WASHINGTON (Reuters) - Lucent Technologies Inc. will likely win approval from U.S. national security officials to be acquired by Alcatel if the companies can live with government security conditions, experts said on Sunday.

As part of Alcatel's $13.4 billion acquisition, Lucent said it would create a separate unit that would run some sensitive U.S. government contracts, a common practice with classified work done by foreign companies.

Exactly what will go into that subsidiary is likely to be open for debate and review by the Committee on Foreign Investment in the United States (CFIUS), which must clear foreign acquisitions of U.S. companies.

"This subsidiary would be separately managed by a board composed of three U.S. citizens acceptable to the U.S. government," Lucent Chief Executive Patricia Russo said on a conference call with investors and reporters.

The plan to set up the unit was seen as an attempt to head off potential security concerns about a foreign firm acquiring a U.S. company that makes sensitive equipment used by the U.S. government, an issue at the forefront in the wake of an Arab company trying to acquire operations at U.S. ports.

Dubai Ports World, owned by the Arab government of Dubai, earlier this year gave up plans to manage six U.S. ports it acquired from a British company after pressure from lawmakers who blasted the deal as weakening U.S. national security.

Lucent has a wide array of sensitive government contracts, including one for an advanced communications system for the Defense Advanced Research Projects Agency, the Pentagon's technology incubator, and the company also does work on laser communications, secure wireless systems and network security.

FOCUS ON SENSITIVE WORK

For CFIUS, the key question will be "whether the U.S. government is comfortable having Alcatel own a majority stake of a company with these types of sensitive contracts, even under a proxy arrangement," said Jeffrey Bialos, a lawyer who presided over industrial affairs at the Pentagon during the Clinton administration.

Lucent is home to the celebrated Bell Labs, birthplace of everything from the fax machine and the transistor to lasers and communications satellites.

There was a "good chance" the U.S. government would approve the proposed transatlantic tie-up, partly because of the widespread availability of telecommunications technology, but anything involving encryption or communications security likely would have to be walled off under a proxy board, Bialos said.

"It's likely they will find some way of getting to 'yes'," he said.

Since word emerged that Alcatel and Lucent were weighing a deal, lawmakers have kept mostly silent. Spokesmen for Democratic Sens. Charles Schumer of New York and Robert Menendez of New Jersey, outspoken against the Dubai deal, were not immediately available for comment on Sunday.

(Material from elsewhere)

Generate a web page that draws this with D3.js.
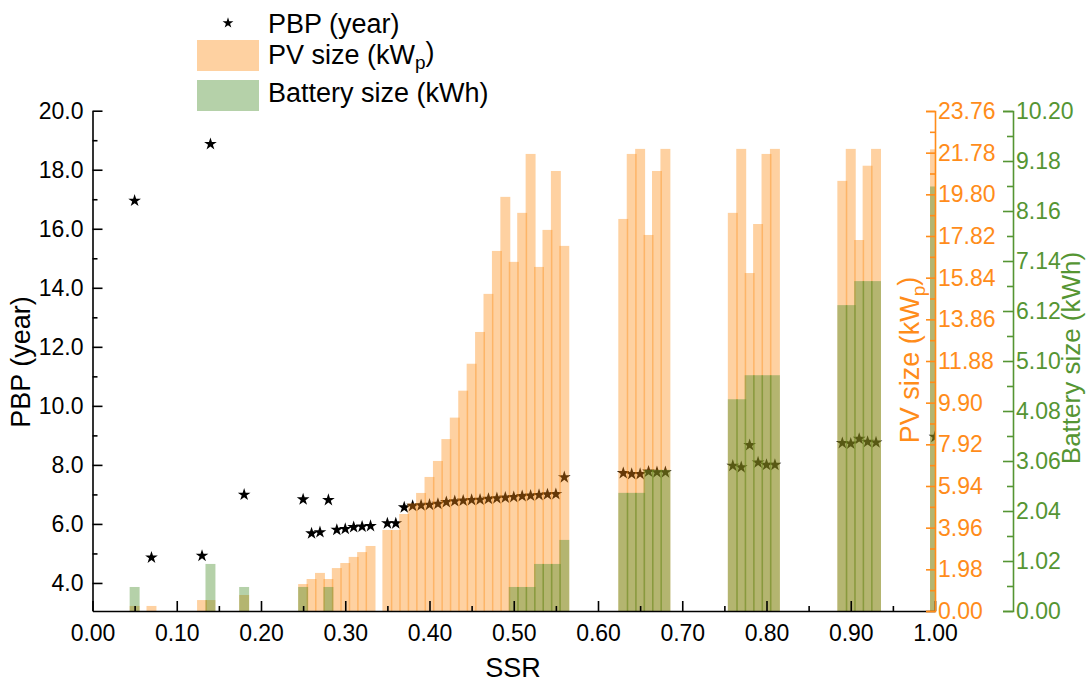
<!DOCTYPE html>
<html><head><meta charset="utf-8">
<script src="https://cdn.jsdelivr.net/npm/d3@7"></script>
<style>
body{margin:0;background:#fff;}
text{font-family:"Liberation Sans",Arial,Helvetica,sans-serif;}
</style>
</head><body>
<svg id="chart" width="1088" height="689"></svg>
<script>
// ---- data ----
const ssr = [0.05,0.07,0.13,0.14,0.18,0.25,0.26,0.27,0.28,0.29,0.30,0.31,0.32,0.33,0.35,0.36,0.37,0.38,0.39,0.40,0.41,0.42,0.43,0.44,0.45,0.46,0.47,0.48,0.49,0.50,0.51,0.52,0.53,0.54,0.55,0.56,0.63,0.64,0.65,0.66,0.67,0.68,0.76,0.77,0.78,0.79,0.80,0.81,0.89,0.90,0.91,0.92,0.93,1.00];
const pbp = [16.95,4.86,4.92,18.87,6.99,6.83,5.68,5.72,6.81,5.80,5.83,5.89,5.91,5.93,6.02,6.02,6.56,6.61,6.63,6.65,6.68,6.74,6.77,6.79,6.81,6.82,6.85,6.87,6.89,6.91,6.94,6.96,6.98,7.00,7.01,7.58,7.72,7.69,7.69,7.77,7.75,7.75,7.97,7.92,8.67,8.08,8.00,8.00,8.74,8.72,8.88,8.78,8.76,8.95];
const pvSize = [0.24,0.24,0.52,0.52,0.76,1.28,1.52,1.81,1.52,2.04,2.28,2.57,2.80,3.09,3.85,3.85,4.61,5.12,5.61,6.37,7.13,8.17,9.19,10.47,11.75,13.26,15.07,17.11,19.68,16.59,18.92,21.72,16.35,18.11,20.91,17.35,18.63,21.72,21.96,17.87,20.91,21.96,18.92,21.96,16.06,18.39,21.72,21.96,20.44,21.96,17.63,21.16,21.96,21.94];
const batterySize = [0.49,0,0,0.96,0.49,0.49,0,0,0.49,0,0,0,0,0,0,0,0,0,0,0,0,0,0,0,0,0,0,0,0,0.49,0.49,0.49,0.96,0.96,0.96,1.45,2.41,2.41,2.41,2.88,2.88,2.88,4.32,4.32,4.81,4.81,4.81,4.81,6.24,6.24,6.73,6.73,6.73,8.66];

const ssrTicks = [0,0.1,0.2,0.3,0.4,0.5,0.6,0.7,0.8,0.9,1.0];
const pbpTicks = [4,6,8,10,12,14,16,18,20];
const pvTicks = [0,1.98,3.96,5.94,7.92,9.90,11.88,13.86,15.84,17.82,19.80,21.78,23.76];
const batTicks = [0,1.02,2.04,3.06,4.08,5.10,6.12,7.14,8.16,9.18,10.20];

// ---- styling ----
const ORANGE = "#FF8C1A", GREEN = "#559533";
const BAR_OR = "rgb(253,140,20)", BAR_GR = "rgb(70,140,40)";

const svg = d3.select("#chart");
const L = 92.5, R = 935, T = 110.7, B = 611;

const x = d3.scaleLinear([0,1],[L,R]);
const yL = d3.scaleLinear([3.05,20],[B,T]);
const yPV = d3.scaleLinear([0,23.76],[B,111]);
const yB = d3.scaleLinear([0,10.2],[B,111]);

svg.append("defs").append("clipPath").attr("id","clip")
  .append("rect").attr("x",L).attr("y",90).attr("width",R-L).attr("height",B-90);

const data = ssr.map((s,i)=>({s, p:pbp[i], pv:pvSize[i], b:batterySize[i]}));
const bw = x(0.0118)-x(0);

const plot = svg.append("g").attr("clip-path","url(#clip)");
// stars below bars
plot.append("g").selectAll("path").data(data).join("path")
  .attr("d", d3.symbol(d3.symbolStar, 50))
  .attr("transform", d=>`translate(${x(d.s)},${yL(d.p)})`)
  .attr("fill","#000");
plot.append("g").selectAll("rect").data(data.filter(d=>d.pv>0)).join("rect")
  .attr("x", d=>x(d.s)-bw/2).attr("width", bw)
  .attr("y", d=>yPV(d.pv)).attr("height", d=>yPV(0)-yPV(d.pv))
  .attr("fill", BAR_OR).attr("fill-opacity",0.4);
plot.append("g").selectAll("rect").data(data.filter(d=>d.b>0)).join("rect")
  .attr("x", d=>x(d.s)-bw/2).attr("width", bw)
  .attr("y", d=>yB(d.b)).attr("height", d=>yB(0)-yB(d.b))
  .attr("fill", BAR_GR).attr("fill-opacity",0.4);

function styleAxis(g, color, fs){
  g.selectAll("path,line").attr("stroke", color).attr("stroke-width",1.6);
  g.selectAll("text").attr("fill", color).style("font-size", fs+"px");
  g.attr("font-family", null);
}
const mids = arr => arr.slice(1).map((v,i)=>(v+arr[i])/2);

// x axis
const gx = svg.append("g").attr("transform",`translate(0,${B})`)
  .call(d3.axisBottom(x).tickValues(ssrTicks).tickFormat(d3.format(".2f")).tickSize(-10).tickSizeOuter(0).tickPadding(14));
styleAxis(gx,"#000",23);
const gxm = svg.append("g").attr("transform",`translate(0,${B})`)
  .call(d3.axisBottom(x).tickValues(mids(ssrTicks)).tickFormat("").tickSize(-5));
gxm.select(".domain").remove(); styleAxis(gxm,"#000",23);

// left axis
const gy = svg.append("g").attr("transform",`translate(${L},0)`)
  .call(d3.axisLeft(yL).tickValues(pbpTicks).tickFormat(d3.format(".1f")).tickSize(-10).tickSizeOuter(0).tickPadding(9));
styleAxis(gy,"#000",23);
const gym = svg.append("g").attr("transform",`translate(${L},0)`)
  .call(d3.axisLeft(yL).tickValues(mids(pbpTicks)).tickFormat("").tickSize(-5));
gym.select(".domain").remove(); styleAxis(gym,"#000",23);

// PV axis
const gp = svg.append("g").attr("transform",`translate(${R},0)`)
  .call(d3.axisRight(yPV).tickValues(pvTicks).tickFormat(d3.format(".2f")).tickSize(-9).tickSizeOuter(-9).tickPadding(3));
styleAxis(gp,ORANGE,23);
const gpm = svg.append("g").attr("transform",`translate(${R},0)`)
  .call(d3.axisRight(yPV).tickValues(mids(pvTicks)).tickFormat("").tickSize(-5));
gpm.select(".domain").remove(); styleAxis(gpm,ORANGE,23);

// Battery axis
const BX = 1013;
const gb = svg.append("g").attr("transform",`translate(${BX},0)`)
  .call(d3.axisRight(yB).tickValues(batTicks).tickFormat(d3.format(".2f")).tickSize(-10).tickSizeOuter(-10).tickPadding(3));
styleAxis(gb,GREEN,23);
const gbm = svg.append("g").attr("transform",`translate(${BX},0)`)
  .call(d3.axisRight(yB).tickValues(mids(batTicks)).tickFormat("").tickSize(-6));
gbm.select(".domain").remove(); styleAxis(gbm,GREEN,23);

// titles
svg.append("text").attr("x",513).attr("y",677).attr("text-anchor","middle")
  .style("font-size","27px").text("SSR");
svg.append("text").attr("transform","translate(30,362) rotate(-90)").attr("text-anchor","middle")
  .style("font-size","27px").text("PBP (year)");
const pvt = svg.append("text").attr("transform","translate(919,360) rotate(-90)").attr("text-anchor","middle")
  .style("font-size","27px").attr("fill",ORANGE);
pvt.append("tspan").text("PV size (kW");
pvt.append("tspan").attr("dy","0.3em").style("font-size","19px").text("p");
pvt.append("tspan").attr("dy","-0.3em").text(")");
svg.append("text").attr("transform",`translate(1080,358) rotate(-90)`).attr("text-anchor","middle")
  .style("font-size","26px").attr("fill",GREEN).text("Battery size (kWh)");

// legend
const lg = svg.append("g");
lg.append("path").attr("d", d3.symbol(d3.symbolStar, 36)).attr("transform","translate(228,23)").attr("fill","#000");
lg.append("text").attr("x",268).attr("y",33).style("font-size","27px").text("PBP (year)");
lg.append("rect").attr("x",197).attr("y",40).attr("width",62).attr("height",31).attr("fill",BAR_OR).attr("fill-opacity",0.4);
const lpv = lg.append("text").attr("x",268).attr("y",63.5).style("font-size","27px");
lpv.append("tspan").text("PV size (kW");
lpv.append("tspan").attr("dy","0.3em").style("font-size","19px").text("p");
lpv.append("tspan").attr("dy","-0.3em").text(")");
lg.append("rect").attr("x",197).attr("y",80).attr("width",62).attr("height",31).attr("fill",BAR_GR).attr("fill-opacity",0.4);
lg.append("text").attr("x",268).attr("y",102).style("font-size","27px").text("Battery size (kWh)");
</script>
</body></html>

"I don't think there's any rational reason for anyone to oppose this deal," said Stephen Kamman, an analyst with CIBC World Markets. "It doesn't mean that this deal doesn't become a political football."

One complication could also be the fact that Caisse des Depots et Consignations, a French state-owned financial institution, holds about 4.12 percent of Alcatel and 4.22 percent in voting rights, according to a securities filing.

Bialos said the French government stake could draw particular security scrutiny from the Defense Department. Foreign government ownership was a key factor that sunk the Dubai Ports World deal.

One lawyer who has represented companies in CFIUS reviews said the focus in the Lucent deal could also center on non-classified but sensitive contracts and research and development projects.

They could be required to screen employees, regularly provide information to the U.S. government or completely separate that work into the separate U.S. subsidiary, the lawyer said, speaking on the condition of anonymity.

"In this (political) environment, CFIUS people are being extraordinarily cautious," the lawyer said.